Privately, many diplomats at the International Atomic Energy Agency - the Vienna, Austria-based U.N. nuclear watchdog - said they expected little change regardless of who wound up in charge of Iran’s government.

That is because Iran’s main policies and any major decisions, such as possible talks with Washington or nuclear policies, rest with the ruling clerics headed by Iran’s unelected supreme leader, Ayatollah Ali Khamenei.

However, former President Jimmy Carter said more of Mr. Ahmadinejad spells less change in Iran.

“I don’t think it will have any real effect because the same person will be there as has been there,” Mr. Carter said after meeting with Palestinian Prime Minister Salam Fayyad in the West Bank city of Ramallah. “I think this election has brought out a lot of opposition to his policies in Iran, and I’m sure he’ll listen to those opinions and hopefully moderate his position.”

Mr. Ahmadinejad has outraged Israelis and many others worldwide by publicly challenging the Jewish state’s right to exist.

“The re-election of Ahmadinejad demonstrates the increasing Iranian threat,” said Danny Ayalon, Israel’s deputy foreign minister.

Arab League chief Amr Moussa said he hoped Mr. Ahmadinejad’s second term would boost cooperation to achieve peace and rid the region of weapons of mass destruction. “I believe the situation could move in the direction of quieter talks and understanding. Dialogue is the name of the game,” he said.

In Iraq, government spokesman Ali al-Dabbagh said: “We hope that the new term of the Iranian president will begin a period of reconciliation with all countries that have no friendly relations with it.”
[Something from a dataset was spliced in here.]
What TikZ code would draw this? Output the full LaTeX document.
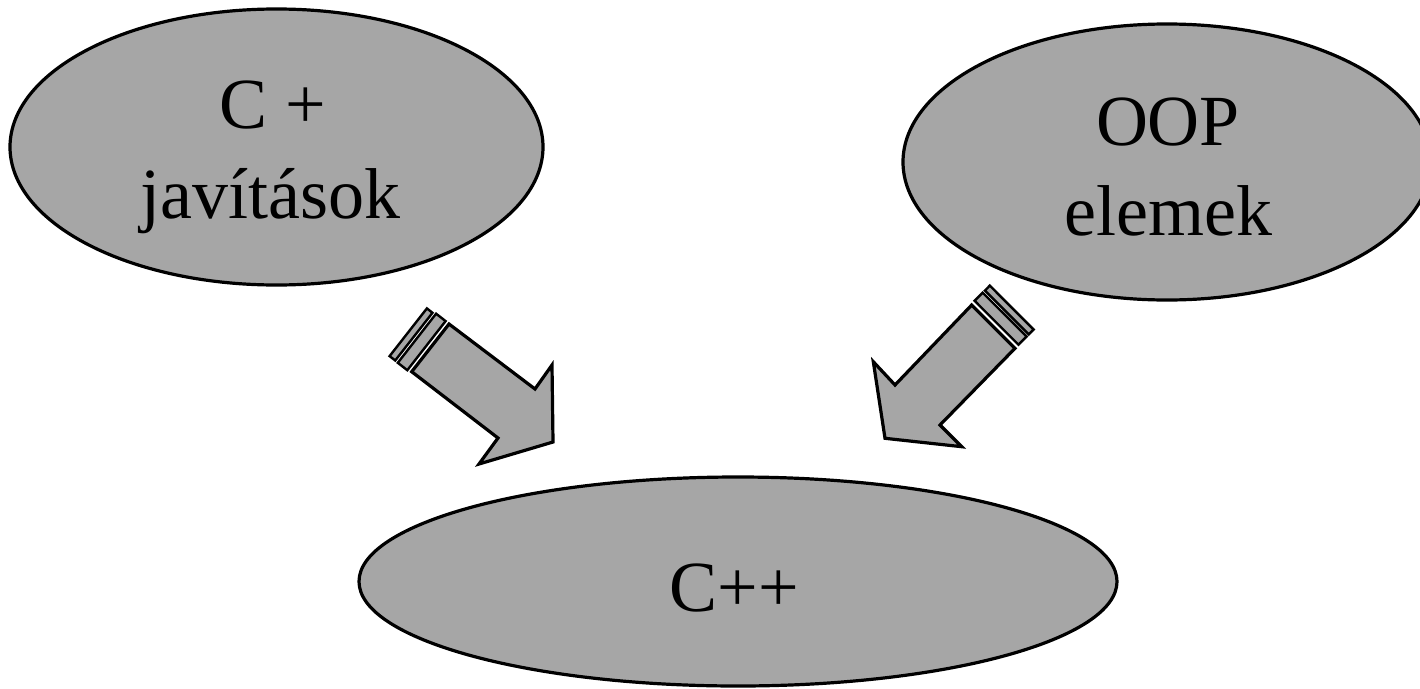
\documentclass[tikz,border=0pt]{standalone}
\usepackage{fontspec}
\setmainfont{Liberation Serif}
\usetikzlibrary{shapes.geometric}
\definecolor{blobgray}{RGB}{166,166,166}
\tikzset{
  blob/.style={ellipse, draw=black, fill=blobgray, line width=3.2pt, inner sep=0pt},
  lbl/.style={anchor=base, inner sep=0pt, font=\fontsize{72}{90}\selectfont},
  blockarrow/.style={draw=black, fill=blobgray, line width=3.2pt, line join=miter},
  band/.style={draw=black, fill=blobgray, line width=2.4pt, line join=miter}
}
\begin{document}
\begin{tikzpicture}[x=1pt,y=-1pt]
\useasboundingbox (0,0) rectangle (1420,688);
\clip (0,0) rectangle (1420,688);
% ellipses
\node[blob, minimum width=533pt, minimum height=276pt] (e1) at (276.5,147) {};
\node[blob, minimum width=528pt, minimum height=276pt] (e2) at (1167,162) {};
\node[blob, minimum width=758pt, minimum height=209pt] (e3) at (738,581.5) {};
% labels
\node[lbl] (t1a) at (273,128) {C +};
\node[lbl] (t1b) at (270,218) {javítások};
\node[lbl] (t2a) at (1168,145) {OOP};
\node[lbl] (t2b) at (1168,235) {elemek};
\node[lbl] (t3) at (734,611) {C++};
% arrow 1 (left, pointing down-right)
\draw[blockarrow] (449,324) -- (535,389) -- (552,365) -- (553,442) -- (479,464) -- (498,438) -- (411.7,371.7) -- cycle;
\draw[band] (445.6,321.1) -- (407.3,370.2) -- (397.8,362.8) -- (436.1,313.7) -- cycle;
\draw[band] (432.5,312.8) -- (395.2,360.5) -- (389.6,356.1) -- (426.9,308.4) -- cycle;
% arrow 2 (right, pointing down-left)
\draw[blockarrow] (971.7,305) -- (1015,348.3) -- (940,425) -- (961.7,446.7) -- (885,438.3) -- (873.3,361.7) -- (895,385) -- cycle;
\draw[band] (974.6,300.8) -- (1018.4,344.7) -- (1026.6,336.5) -- (982.7,292.7) -- cycle;
\draw[band] (984.9,290.6) -- (1028.7,334.4) -- (1033.6,329.5) -- (989.8,285.6) -- cycle;
\end{tikzpicture}
\end{document}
Venezuelan President Hugo Chavez - a frequent critic of U.S. foreign policy - rushed to declare his support for the incumbent. “In President Mahmoud Ahmadinejad we have one of the greatest allies on this earth,” Mr. Chavez said at an oil summit in the Caribbean.

Syrian President Bashar Assad congratulated Mr. Ahmadinejad and “expressed his confidence in continuing friendly relations and strengthening cooperation,” Syria’s official news agency reported.

Dawood al-Shirian, a prominent Saudi columnist, said Mr. Ahmadinejad’s victory was no surprise.

“This reminds me of [George W.] Bush’s second victory at the polls,” he said. “The Iranians feel they are under regional and international threat and therefore they do not want change at this time.”